In 1940, after moving to Hollywood, and entering Maria Ouspenskaya's drama school, she appeared in the play Forty Thousand Smiths, her first use of the stage name Marie Windsor. The next year she appeared in Once in a Lifetime at the Pasadena Playhouse. She also was seen as a villainess in a New York production of Follow the Girls.

After working for several years as a telephone operator, a stage and radio actress, and a bit and extra player in films, Windsor began playing feature parts on the big screen in 1947. Her first film contract, with Warner Bros. in 1942, resulted from her writing jokes and submitting them to Jack Benny. Windsor said she submitted the gags under the name M.E. Windsor "because I was afraid he might be prejudiced against a woman gag writer." When Benny finally met Windsor, "he was stunned by her good looks" and had a producer sign her to a contract.  After a tenure with Metro-Goldwyn-Mayer in which the studio "signed her, put her in two small roles and then promptly forgot her", she signed a seven-year contract with The Enterprise Studios in 1948.

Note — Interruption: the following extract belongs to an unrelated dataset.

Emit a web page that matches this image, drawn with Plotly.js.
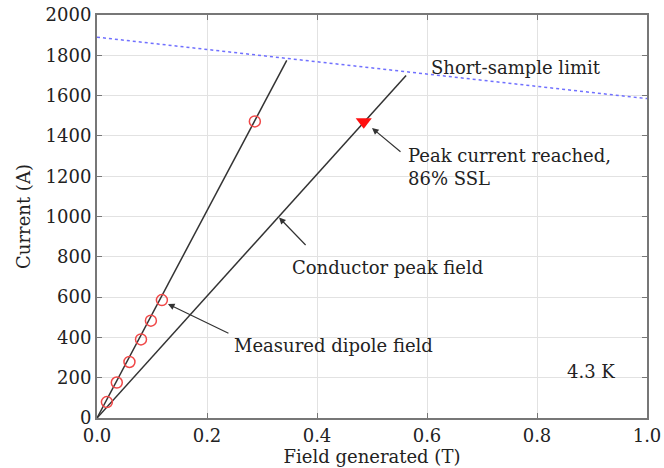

The 5'9" actress's first memorable role was in 1948 opposite John Garfield in Force of Evil playing seductress Edna Tucker. She had roles in numerous 1950s film noirs, notably The Sniper, The Narrow Margin, City That Never Sleeps, and Stanley Kubrick's heist movie, The Killing, in which she played Elisha Cook Jr.'s scheming wife. She also made a foray into science fiction with the 1953 release of Cat-Women of the Moon.  Windsor co-starred with Randolph Scott in The Bounty Hunter (1954).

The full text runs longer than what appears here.